Agencies' management grades continue to rise
In latest Bush administration score card, three agencies reach highest grades possible, 87 percent rate at least moderately acceptable.
Federal agencies have made significant progress in the past year implementing the President's Management Agenda, with the greatest improvements coming in financial performance and e-government, Bush administration officials said Thursday.
Clay Johnson, deputy director for management at the Office of Management and Budget, was brimming with confidence as he unveiled the results of the PMA score card for the final quarter of 2007 and compared the grades with the poor performance record the administration reported seven years ago.
In 2001, only 20 percent of large federal agencies had scores of green or yellow, indicating that they were performing at least moderately acceptably; the rest were rated red for unsatisfactory. Now, 87 percent have reached at least yellow status, a 9 percent uptick from last year.
"We've come a long way, baby," Johnson told reporters at a briefing. "From nearly total unsatisfactory to a lot of preferred and desired situations."
In total, agencies had 10 status upgrades in the past year and 28 marks of improvement over the previous quarter. The bulk of that progress can be tracked to agencies implementing an IT breach notification policy that many failed to develop in the fall of 2007.
Three agencies, meanwhile, earned all green ratings on each of the five initiatives: human capital, competitive sourcing, financial performance, e-government and performance improvement.
The Social Security Administration improved its e-gov performance by two grades to reach a perfect score, while the Environmental Protection Agency moved up one level in its human capital rating to reach all green status. The Labor Department has maintained a perfect score since the second quarter of 2005.
Johnson credited the "highly motivated" employees at those three agencies for displaying "a greater ability to be effective" than other 23 agencies OMB rated. And, in an unusually blunt moment, he urged reporters to be "horsey; even a little bit nasty" toward agencies that fail to show effective stewardship of taxpayer funds.
One of the most significant improvements, officials said, was in financial performance, where four agencies were able to improve, in spite of tougher auditing standards that sprung from the 2002 Sarbanes-Oxley Act.
Danny Werfel, acting controller at OMB, said that "even with that additional level of scrutiny," scores are going up, with 13 agencies now reaching green.
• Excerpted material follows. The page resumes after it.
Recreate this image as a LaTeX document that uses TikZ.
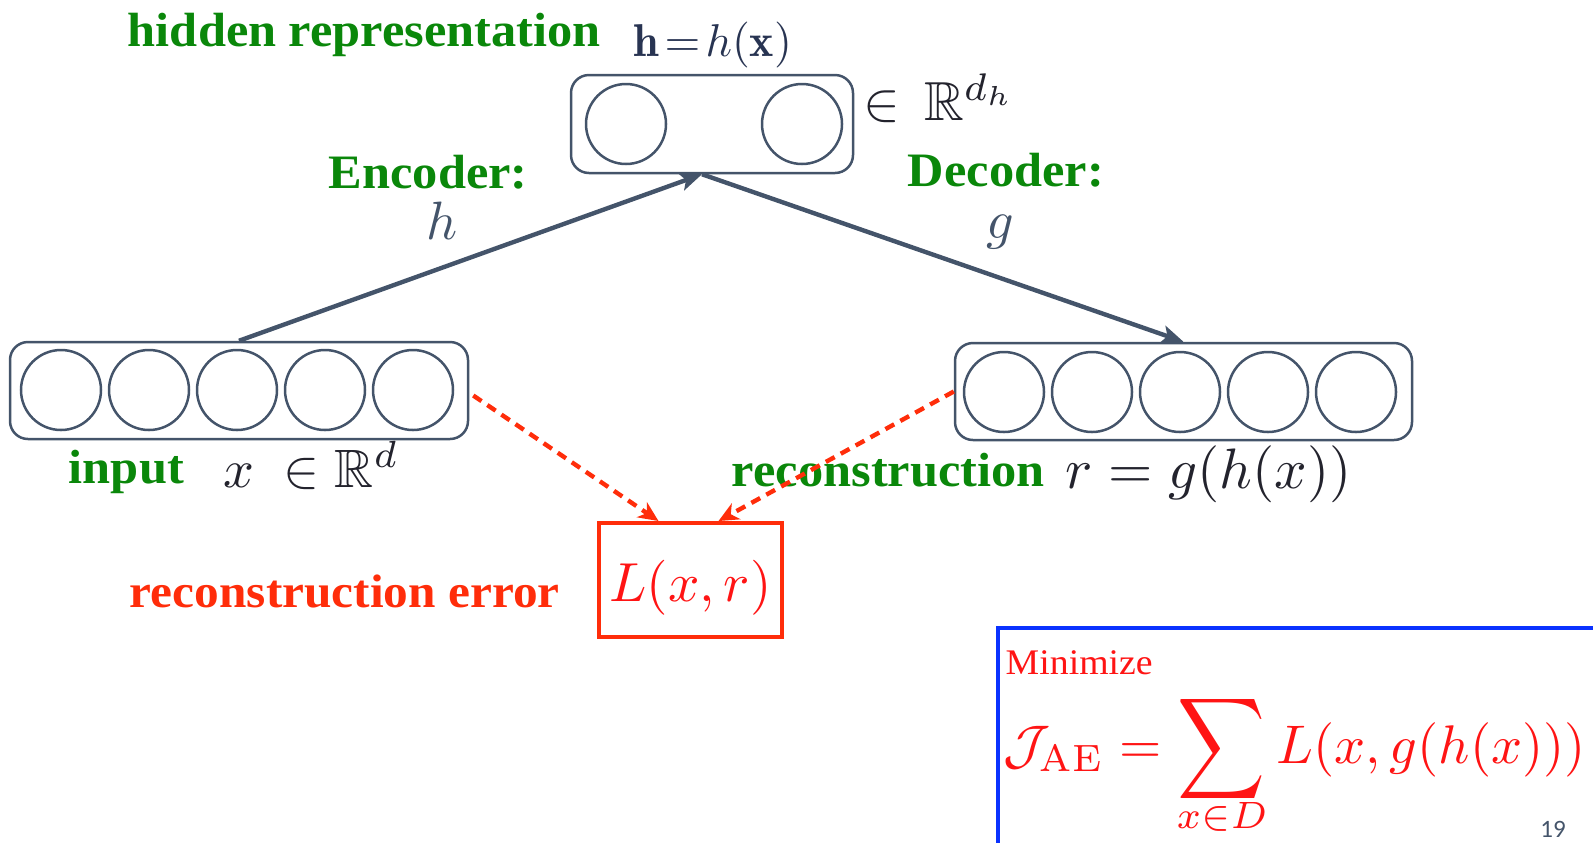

Financial performance, however, remains the category with the most room for improvement, with nine agencies -- including the Defense and Homeland Security departments -- still registering the lowest grade possible.
Three agencies, meanwhile, were able to improve their e-gov scores, while one agency, the State Department, showed some decline. The remaining categories showed comparatively little movement, with only one increase indicated in each of the three initiatives.
Despite the lack of change in competitive sourcing on the score card, that area likely will become the most difficult PMA challenge for agencies and OMB alike.
The fiscal 2008 Omnibus and Defense authorization bills include several measures that are likely to favor in-house teams and could result in a decline in competition from the private sector. Meanwhile, two agencies graded annually on the score card -- the Labor and the Army Corps of Engineers -- are prevented from holding any future competitions, most likely until a new administration is in place.
Paul Denett, administrator for the Office of Federal Procurement Policy, said those two agencies will be provided with other means to show a good faith effort to tackle cost management issues. Other agencies, he said, will be urged to continue public-private competitions.
The Bush administration plans to review 90 previously decided competitions this year, covering roughly $3.5 billion in projected savings, to validate that the estimates are accurate. Early results, Denett said, are positive. The Health and Human Services Department recently examined the results of five competitions and found that the savings exceeded expectations by $2.5 million.
"The important thing is that the savings are real and they are being validated by a third party," he said.
With President Bush planning to unveil his fiscal 2009 budget on Monday, the most critical category for agencies could be performance improvement.
According to the most recent Program Assessment Rating Tool list, three out of every four programs evaluated by OMB were operating at least somewhat effectively. However, 30 percent still are not achieving self-imposed efficiency measures, and one in four is not meeting long-term goals.
During his State of the Union address Monday, Bush said his new budget "terminates or substantially reduces 151 wasteful or bloated programs, totaling more than $18 billion."
OMB officials said that while there is not a direct correlation between funding and performance scores, some of the programs that have been rated ineffective or have shown major shortcomings could be targets in the budget.